Structured overlays: The P-Grid Network
P-Grid is a relatively mature technology, with a functional Java based implementation in place, available at the project website. The current implementation incorporates many of the ideas that have been theoretically predicted and validated with rigorous simulations. The P-Grid implementation is a live project, with continuous addition of new features and support for higher level applications, as well as fine-tuning the implementation for better performance being underway. Check here for a Java applet demonstrating the P-Grid data-structure and some of the basic algorithms.
P-Grid supports:
- Good storage load-balancing despite arbitrary load-distribution over the key-space.
- Range queries can be naturally supported and efficiently processed on P-Grid because of P-Grid abstracts a trie-structure, and supports (rather) arbitrary distribution of keys as observed in real life scenarios.
- A Self-referential directory is realized using to provide peer identity persistence over multiple sessions.
- A gossip primitive based update mechanism for keeping replicated content up-to-date.
- Easy merger of multiple P-Grids, and hence decentralized bootstrapping of the P-Grid network.
- Query-adaptive caching is easy to realize on P-Grid to provide query load-balancing where peers have restricted capacity.
Beyond DHTs: The P-Grid routing network
P-Grid abstracts a trie and resolves queries based on prefix matching. The actual topology has no hierarchy. Queries are resolved by matching prefixes. This also determines the choice of routing table entries. Each peer, for each level of the trie, maintains autonomously routing entries chosen randomly from the complementary sub-trees. In fact, multiple entries are maintained for each level at each peer to provide fault-tolerance (as well as potentially for query-load management). While not shown in the figure below, in practice, for diverse reasons including fault-tolerance and load-balancing, multiple peers are responsible for each leaf node in the P-Grid tree. These are called replicas. The replica peers maintain an independent replica sub-network and uses gossip based communication to keep the replica group up-to-date. We call the redundancy in both the replication of key-space partitions as well as the routing network together as structural replication. The figure below shows how a query is resolved by forwarding it based on prefix matching.

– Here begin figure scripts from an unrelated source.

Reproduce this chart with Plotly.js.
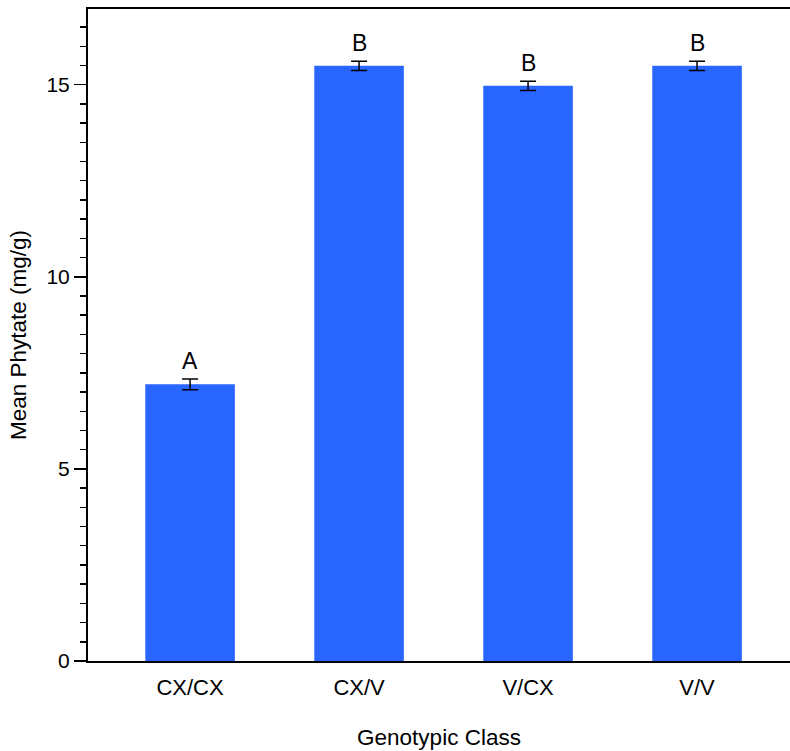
<!DOCTYPE html>
<html>
<head>
<meta charset="utf-8">
<script src="https://cdn.plot.ly/plotly-3.0.1.min.js"></script>
<style>html,body{margin:0;padding:0;background:#fff;}#chart{width:790px;height:751px;}</style>
</head>
<body>
<div id="chart"></div>
<script>
const categories = ["CX/CX", "CX/V", "V/CX", "V/V"];
const meanPhytate = [7.2, 15.49, 14.97, 15.49];
const stdErr = [0.14, 0.12, 0.12, 0.12];
const groupLetters = ["A", "B", "B", "B"];
const yTickVals = [0, 5, 10, 15];

const barColor = "#2965ff";
const fontFam = "Liberation Sans, Arial, sans-serif";

const trace = {
  type: "bar",
  x: categories,
  y: meanPhytate,
  width: 0.53,
  marker: {color: barColor, line: {width: 0}},
  error_y: {type: "data", array: stdErr, visible: true, color: "#000", thickness: 1.5, width: 8},
  hoverinfo: "skip"
};

const annotations = categories.map((c, i) => ({
  x: c, y: meanPhytate[i] + stdErr[i], xref: "x", yref: "y",
  text: groupLetters[i], showarrow: false, yanchor: "bottom", yshift: 3,
  font: {family: fontFam, size: 23, color: "#000"}
}));

const layout = {
  width: 790, height: 751,
  margin: {l: 88, r: 0, t: 9, b: 90},
  paper_bgcolor: "#fff", plot_bgcolor: "#fff",
  showlegend: false,
  font: {family: fontFam, color: "#000"},
  xaxis: {
    type: "category",
    range: [-0.604, 3.55],
    showline: true, mirror: true, linecolor: "#000", linewidth: 2,
    ticks: "", showgrid: false, zeroline: false,
    ticklabelstandoff: 6,
    tickfont: {family: fontFam, size: 22, color: "#000"},
    title: {text: "Genotypic Class", font: {family: fontFam, size: 22.5, color: "#000"}, standoff: 30}
  },
  yaxis: {
    range: [0, 16.97],
    tickvals: yTickVals, ticktext: yTickVals.map(String),
    showline: true, linecolor: "#000", linewidth: 2,
    ticks: "outside", ticklen: 12, tickwidth: 1.5, tickcolor: "#000",
    minor: {dtick: 0.5, ticks: "outside", ticklen: 6, tickwidth: 1.5, tickcolor: "#000", showgrid: false},
    showgrid: false, zeroline: false,
    tickfont: {family: fontFam, size: 21, color: "#000"},
    title: {text: "Mean Phytate (mg/g)", font: {family: fontFam, size: 22.5, color: "#000"}, standoff: 14}
  },
  annotations: annotations
};

Plotly.newPlot("chart", [trace], layout, {displayModeBar: false, staticPlot: true});
</script>
</body>
</html>
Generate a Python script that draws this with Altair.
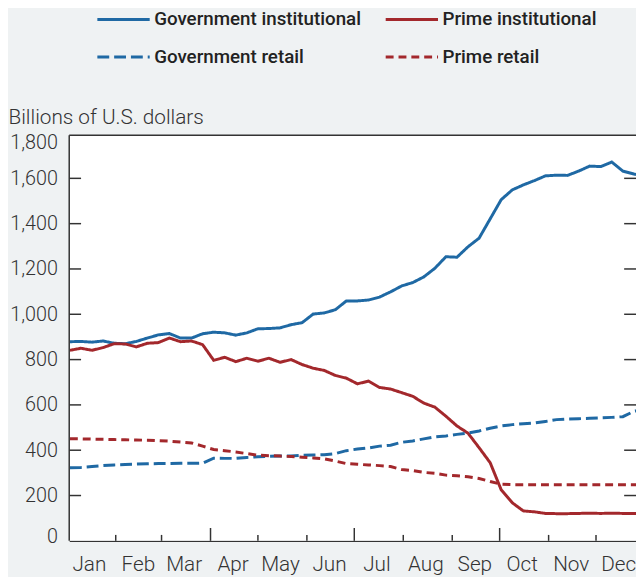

An overview of the P-Grid system can be found in the following:
LNCS book
chapter, Sigmod record P-grid
overview
Range queries in P-Grid
P-Grid partitions the key-space in a granularity adaptive to the load at that part of the key-space. Consequently, its possible to realize a P-Grid overlay network where each peer has similar storage load even for non-uniform load distributions. This network provably provides as efficient search of keys as traditional Distributed Hash Tables (DHTs) do. Note that in contrast to P-Grid, DHTs work efficiently only for uniform load-distributions.Hence we can use a lexicographic order preserving function to generate the keys, and still realize a load-balanced P-Grid network which supports efficient search of exact keys. Moreover, because of the preservation of lexicographic ordering, range queries can be done efficiently and precisely on P-Grid. The trie-structure of P-Grid allows different range query strategies, processed serially or parallely, trading off message overheads and query resolution latency. The figures below show the two variants of range queries on a P-Grid network.

More details on range queries in P-Grid can be found in our P2P 2005 paper.
Other features and properties of P-Grid
- Parallelized construction of load-balanced P-Grid networks.
- Self-referential directory to maintain meta-information about participating peers themselves.
- Gossip based communication primitive for replica sub-networks.
- Merger of multiple P-Grid networks.
Beyond P-Grid
Despite the very many nice properties of P-Grid, it has few shortcomings.
- Potentially high imbalance of degree distribution (connections to be maintained) at peers.
- No natural support for peer heterogeneity. The P-Grid network was designed under the paradigm of balancing various kinds of loads at different peers. It was assumed that virtual peers may be instantiated to account for heterogeneity.
We are now working on a new overlay network called
Oscar, which explicitly addresses such
heterogeneity issues while supporting the features necessary for
data-oriented applications, particularly range queries.